# INSTRUCTIONS TO FOLLOW
Identify and copy all lines of the material where the string "page" is found.
BEGIN RECORDED INFORMATION
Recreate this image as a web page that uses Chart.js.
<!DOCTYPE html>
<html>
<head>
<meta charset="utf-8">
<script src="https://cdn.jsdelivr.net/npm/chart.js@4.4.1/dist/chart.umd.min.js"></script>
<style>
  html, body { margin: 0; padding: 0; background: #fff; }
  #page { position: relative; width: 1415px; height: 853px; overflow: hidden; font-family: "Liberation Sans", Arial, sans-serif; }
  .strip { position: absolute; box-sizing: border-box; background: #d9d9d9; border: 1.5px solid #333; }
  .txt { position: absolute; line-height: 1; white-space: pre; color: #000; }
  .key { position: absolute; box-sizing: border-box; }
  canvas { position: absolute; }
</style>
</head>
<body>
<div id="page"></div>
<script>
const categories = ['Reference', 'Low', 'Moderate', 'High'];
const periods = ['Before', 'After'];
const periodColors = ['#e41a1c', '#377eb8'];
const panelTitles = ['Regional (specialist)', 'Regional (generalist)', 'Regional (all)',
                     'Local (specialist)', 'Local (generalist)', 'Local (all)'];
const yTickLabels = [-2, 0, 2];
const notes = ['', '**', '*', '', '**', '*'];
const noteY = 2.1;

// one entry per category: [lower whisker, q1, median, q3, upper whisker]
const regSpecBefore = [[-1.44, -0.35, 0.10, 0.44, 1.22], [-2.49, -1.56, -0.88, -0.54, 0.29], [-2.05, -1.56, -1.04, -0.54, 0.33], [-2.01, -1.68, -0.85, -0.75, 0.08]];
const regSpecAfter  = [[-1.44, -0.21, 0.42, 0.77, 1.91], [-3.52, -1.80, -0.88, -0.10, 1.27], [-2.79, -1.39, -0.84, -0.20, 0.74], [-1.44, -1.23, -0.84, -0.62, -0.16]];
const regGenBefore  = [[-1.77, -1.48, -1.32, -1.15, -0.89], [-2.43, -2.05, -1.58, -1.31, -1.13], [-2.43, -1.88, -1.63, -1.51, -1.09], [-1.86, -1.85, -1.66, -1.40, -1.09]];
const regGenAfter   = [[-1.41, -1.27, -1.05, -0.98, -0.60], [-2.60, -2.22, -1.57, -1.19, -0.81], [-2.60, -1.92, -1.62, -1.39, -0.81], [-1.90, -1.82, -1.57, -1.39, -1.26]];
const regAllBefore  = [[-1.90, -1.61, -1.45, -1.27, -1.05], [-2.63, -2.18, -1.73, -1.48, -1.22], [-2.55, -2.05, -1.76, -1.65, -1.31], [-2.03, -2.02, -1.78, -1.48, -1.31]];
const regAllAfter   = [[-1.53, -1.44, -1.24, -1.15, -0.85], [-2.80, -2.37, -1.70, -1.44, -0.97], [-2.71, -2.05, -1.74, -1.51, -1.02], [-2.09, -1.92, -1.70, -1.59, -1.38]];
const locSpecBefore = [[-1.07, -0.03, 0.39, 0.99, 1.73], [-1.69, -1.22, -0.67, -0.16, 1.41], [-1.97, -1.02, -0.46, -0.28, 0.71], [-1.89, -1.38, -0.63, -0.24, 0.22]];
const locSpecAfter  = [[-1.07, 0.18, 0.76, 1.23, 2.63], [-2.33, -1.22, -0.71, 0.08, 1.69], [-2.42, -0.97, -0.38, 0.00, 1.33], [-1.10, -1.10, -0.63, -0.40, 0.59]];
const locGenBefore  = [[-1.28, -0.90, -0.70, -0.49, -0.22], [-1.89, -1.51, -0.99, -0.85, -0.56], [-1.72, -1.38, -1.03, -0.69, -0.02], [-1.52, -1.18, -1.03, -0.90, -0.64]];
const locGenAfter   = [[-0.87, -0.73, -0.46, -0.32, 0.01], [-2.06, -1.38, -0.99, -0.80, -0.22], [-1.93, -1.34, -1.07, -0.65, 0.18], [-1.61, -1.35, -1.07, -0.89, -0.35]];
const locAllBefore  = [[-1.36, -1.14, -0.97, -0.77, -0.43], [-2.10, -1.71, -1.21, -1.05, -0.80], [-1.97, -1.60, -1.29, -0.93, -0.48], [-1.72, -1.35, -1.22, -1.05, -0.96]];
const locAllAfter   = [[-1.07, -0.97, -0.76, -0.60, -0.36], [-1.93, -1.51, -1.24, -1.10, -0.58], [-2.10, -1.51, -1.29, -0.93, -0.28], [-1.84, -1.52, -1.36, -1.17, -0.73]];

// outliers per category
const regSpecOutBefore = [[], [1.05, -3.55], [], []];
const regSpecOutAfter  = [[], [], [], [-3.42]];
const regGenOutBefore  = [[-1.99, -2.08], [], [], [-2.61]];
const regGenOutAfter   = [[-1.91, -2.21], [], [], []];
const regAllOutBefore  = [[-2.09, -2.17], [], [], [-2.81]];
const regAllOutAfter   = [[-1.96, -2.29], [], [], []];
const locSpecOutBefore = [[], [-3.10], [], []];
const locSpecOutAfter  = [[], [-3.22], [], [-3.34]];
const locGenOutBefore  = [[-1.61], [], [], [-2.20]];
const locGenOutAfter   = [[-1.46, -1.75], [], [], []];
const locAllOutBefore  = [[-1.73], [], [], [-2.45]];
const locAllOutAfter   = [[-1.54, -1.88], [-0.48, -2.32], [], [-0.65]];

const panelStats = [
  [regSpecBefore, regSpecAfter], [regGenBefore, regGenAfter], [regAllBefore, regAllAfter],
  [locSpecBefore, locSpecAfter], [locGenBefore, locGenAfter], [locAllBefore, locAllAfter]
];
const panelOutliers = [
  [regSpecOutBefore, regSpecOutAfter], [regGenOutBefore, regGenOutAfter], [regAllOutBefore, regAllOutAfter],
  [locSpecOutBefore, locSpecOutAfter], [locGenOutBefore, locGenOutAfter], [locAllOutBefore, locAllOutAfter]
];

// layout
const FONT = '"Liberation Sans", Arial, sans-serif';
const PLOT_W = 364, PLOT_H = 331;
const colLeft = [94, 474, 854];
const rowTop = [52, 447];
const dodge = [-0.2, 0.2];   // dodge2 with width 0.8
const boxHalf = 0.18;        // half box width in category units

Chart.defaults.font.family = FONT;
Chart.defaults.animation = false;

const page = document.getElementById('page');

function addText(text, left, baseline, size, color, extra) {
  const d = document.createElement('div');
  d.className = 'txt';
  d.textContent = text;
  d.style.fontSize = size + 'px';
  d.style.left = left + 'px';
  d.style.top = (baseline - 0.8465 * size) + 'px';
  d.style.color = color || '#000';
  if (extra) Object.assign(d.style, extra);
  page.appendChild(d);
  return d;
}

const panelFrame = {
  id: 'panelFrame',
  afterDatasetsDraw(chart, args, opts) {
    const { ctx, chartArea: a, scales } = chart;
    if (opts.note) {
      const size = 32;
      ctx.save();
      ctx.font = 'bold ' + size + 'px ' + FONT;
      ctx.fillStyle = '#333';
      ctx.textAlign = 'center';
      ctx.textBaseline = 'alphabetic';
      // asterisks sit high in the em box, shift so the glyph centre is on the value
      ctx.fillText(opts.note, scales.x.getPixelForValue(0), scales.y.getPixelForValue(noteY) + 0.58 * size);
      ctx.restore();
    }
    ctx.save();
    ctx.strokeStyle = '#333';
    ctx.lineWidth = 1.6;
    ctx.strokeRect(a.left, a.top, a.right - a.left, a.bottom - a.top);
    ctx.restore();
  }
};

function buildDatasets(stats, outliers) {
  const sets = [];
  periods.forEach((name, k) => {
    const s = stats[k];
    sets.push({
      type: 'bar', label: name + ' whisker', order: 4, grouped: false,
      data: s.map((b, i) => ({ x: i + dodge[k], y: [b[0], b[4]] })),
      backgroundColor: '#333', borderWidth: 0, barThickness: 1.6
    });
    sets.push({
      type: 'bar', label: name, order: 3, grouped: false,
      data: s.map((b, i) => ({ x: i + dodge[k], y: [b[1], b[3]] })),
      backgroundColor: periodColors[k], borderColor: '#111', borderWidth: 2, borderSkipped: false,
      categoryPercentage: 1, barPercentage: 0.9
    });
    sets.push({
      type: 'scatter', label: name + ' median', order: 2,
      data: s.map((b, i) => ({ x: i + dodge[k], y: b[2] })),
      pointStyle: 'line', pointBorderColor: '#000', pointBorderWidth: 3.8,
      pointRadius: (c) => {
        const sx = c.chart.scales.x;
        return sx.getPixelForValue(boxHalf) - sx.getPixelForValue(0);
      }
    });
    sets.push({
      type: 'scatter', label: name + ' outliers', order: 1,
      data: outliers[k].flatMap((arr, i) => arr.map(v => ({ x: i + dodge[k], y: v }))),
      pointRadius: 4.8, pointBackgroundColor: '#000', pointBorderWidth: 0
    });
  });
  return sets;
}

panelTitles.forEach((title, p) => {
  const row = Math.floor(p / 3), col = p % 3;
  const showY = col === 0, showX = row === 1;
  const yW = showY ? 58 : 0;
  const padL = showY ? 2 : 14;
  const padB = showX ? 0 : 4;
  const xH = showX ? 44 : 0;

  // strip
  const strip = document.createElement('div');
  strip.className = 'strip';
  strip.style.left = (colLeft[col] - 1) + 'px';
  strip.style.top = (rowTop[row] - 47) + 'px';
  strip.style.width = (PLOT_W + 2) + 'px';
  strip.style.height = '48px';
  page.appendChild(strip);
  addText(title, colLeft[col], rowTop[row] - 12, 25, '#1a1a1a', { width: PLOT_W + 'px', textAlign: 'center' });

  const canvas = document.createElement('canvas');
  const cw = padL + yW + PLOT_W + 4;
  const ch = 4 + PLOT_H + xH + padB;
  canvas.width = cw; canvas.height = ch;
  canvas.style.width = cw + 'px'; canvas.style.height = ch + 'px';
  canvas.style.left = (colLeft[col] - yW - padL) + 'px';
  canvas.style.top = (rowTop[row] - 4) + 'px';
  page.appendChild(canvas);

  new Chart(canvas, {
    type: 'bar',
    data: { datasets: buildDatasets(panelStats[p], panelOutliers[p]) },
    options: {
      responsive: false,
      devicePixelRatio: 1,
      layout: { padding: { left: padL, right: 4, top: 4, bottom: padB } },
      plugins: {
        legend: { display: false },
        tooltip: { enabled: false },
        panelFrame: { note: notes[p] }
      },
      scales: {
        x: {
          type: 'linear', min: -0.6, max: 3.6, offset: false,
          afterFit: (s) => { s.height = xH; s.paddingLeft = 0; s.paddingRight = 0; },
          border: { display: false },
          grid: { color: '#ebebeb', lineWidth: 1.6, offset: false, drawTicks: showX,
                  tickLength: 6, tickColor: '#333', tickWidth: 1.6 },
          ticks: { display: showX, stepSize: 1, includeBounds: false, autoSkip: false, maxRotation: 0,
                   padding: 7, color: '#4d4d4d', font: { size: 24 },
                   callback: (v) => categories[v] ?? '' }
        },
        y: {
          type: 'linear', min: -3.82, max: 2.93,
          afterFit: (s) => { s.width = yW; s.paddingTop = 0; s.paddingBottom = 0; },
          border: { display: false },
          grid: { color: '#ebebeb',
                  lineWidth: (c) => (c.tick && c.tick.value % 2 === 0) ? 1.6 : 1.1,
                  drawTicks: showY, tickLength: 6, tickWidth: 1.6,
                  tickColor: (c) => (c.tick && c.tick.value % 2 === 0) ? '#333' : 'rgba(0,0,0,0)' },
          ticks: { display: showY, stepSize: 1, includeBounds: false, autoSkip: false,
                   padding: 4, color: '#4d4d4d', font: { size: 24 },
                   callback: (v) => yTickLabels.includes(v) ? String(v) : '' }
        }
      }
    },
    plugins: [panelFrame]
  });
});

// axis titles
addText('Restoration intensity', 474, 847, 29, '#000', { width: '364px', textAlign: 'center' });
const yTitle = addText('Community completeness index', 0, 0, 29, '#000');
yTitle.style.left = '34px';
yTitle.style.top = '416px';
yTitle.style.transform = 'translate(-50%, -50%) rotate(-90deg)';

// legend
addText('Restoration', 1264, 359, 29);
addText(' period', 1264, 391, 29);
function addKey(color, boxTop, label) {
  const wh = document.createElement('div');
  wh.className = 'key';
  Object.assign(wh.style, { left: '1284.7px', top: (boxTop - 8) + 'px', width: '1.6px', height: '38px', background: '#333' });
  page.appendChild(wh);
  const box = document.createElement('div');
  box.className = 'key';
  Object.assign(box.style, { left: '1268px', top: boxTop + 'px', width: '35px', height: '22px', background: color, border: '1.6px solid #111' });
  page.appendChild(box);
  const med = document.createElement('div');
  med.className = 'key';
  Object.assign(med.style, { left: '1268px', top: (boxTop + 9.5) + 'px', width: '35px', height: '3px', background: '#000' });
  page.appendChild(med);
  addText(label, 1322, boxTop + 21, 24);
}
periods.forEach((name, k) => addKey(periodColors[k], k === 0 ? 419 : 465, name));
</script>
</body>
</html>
END RECORDED INFORMATION
# RESPONSE TO THIS TASK
Recreate this image as a web page that uses Chart.js.
  #page { position: relative; width: 1415px; height: 853px; overflow: hidden; font-family: "Liberation Sans", Arial, sans-serif; }
<div id="page"></div>
const page = document.getElementById('page');
  page.appendChild(d);
  page.appendChild(strip);
  page.appendChild(canvas);
  page.appendChild(wh);
  page.appendChild(box);
  page.appendChild(med);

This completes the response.